LOM Business Solutions t/a Set LK Transcribers

IN THE LABOUR COURT OF SOUTH AFRICA

BRAAMFONTEIN CASE NO: JS572/05

2008-08-21

REPORTABLE


In the matter between

SOUTH AFRICAN TRANSPORT AND

ALLIED WORKERS UNION (SATAWU) First Applicant

MAKOLA S. AND 48 OTHERS Second & Further Applicants

and

MAXI STRATEGIC ALLIANCE (PTY) LTD Respondent

_________________________________________________________

J U D G M E N T

_________________________________________________________

PILLAY D,   J:


The respondent employer, MAXI STRATEGIC ALLIANCES (Pty) Limited (Maxi), dismissed the individual applicant employees for participating in an illegal strike.


The first applicant trade union, SATAWU, had raised certain pay queries

with the human resources officer, Mrs Angela Avis on 4 April 2005. SATAWU requested a response by 6 April. Avis complied with the request. However, by the evening of 6 April, some employees were already planning to embark on a strike.
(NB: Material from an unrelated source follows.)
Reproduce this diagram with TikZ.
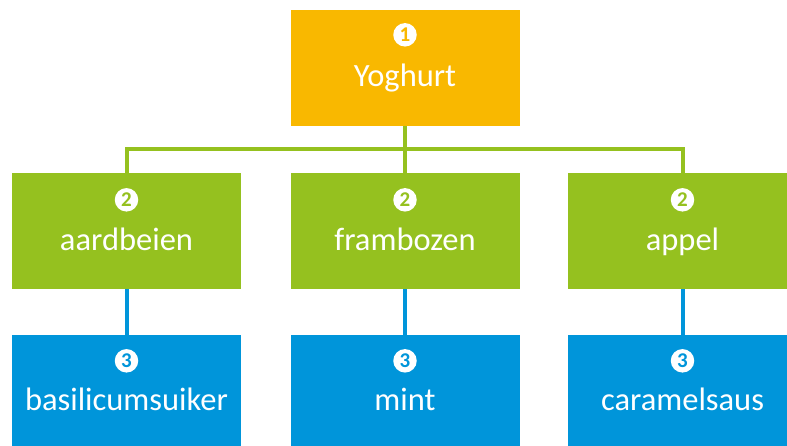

The area manager persuaded them to get back to work. On the morning of 7 April, workers started assembling at Maxi’s offices. Avis received a message to come to the offices. Mr Tim Allan, the human resources executive, tried unsuccessfully to persuade the workers to return to work. He contacted the SATAWU offices. The organiser, Thomas Ntobejane came to Maxi at about 09:30.


Ntobejane was not able to persuade the workers to comply with the ultimatum to return to work by 10:00. He met with the shop stewards and later the workers; eventually he left Maxi’s premises to continue discussions with the workers at SATAWU’s offices.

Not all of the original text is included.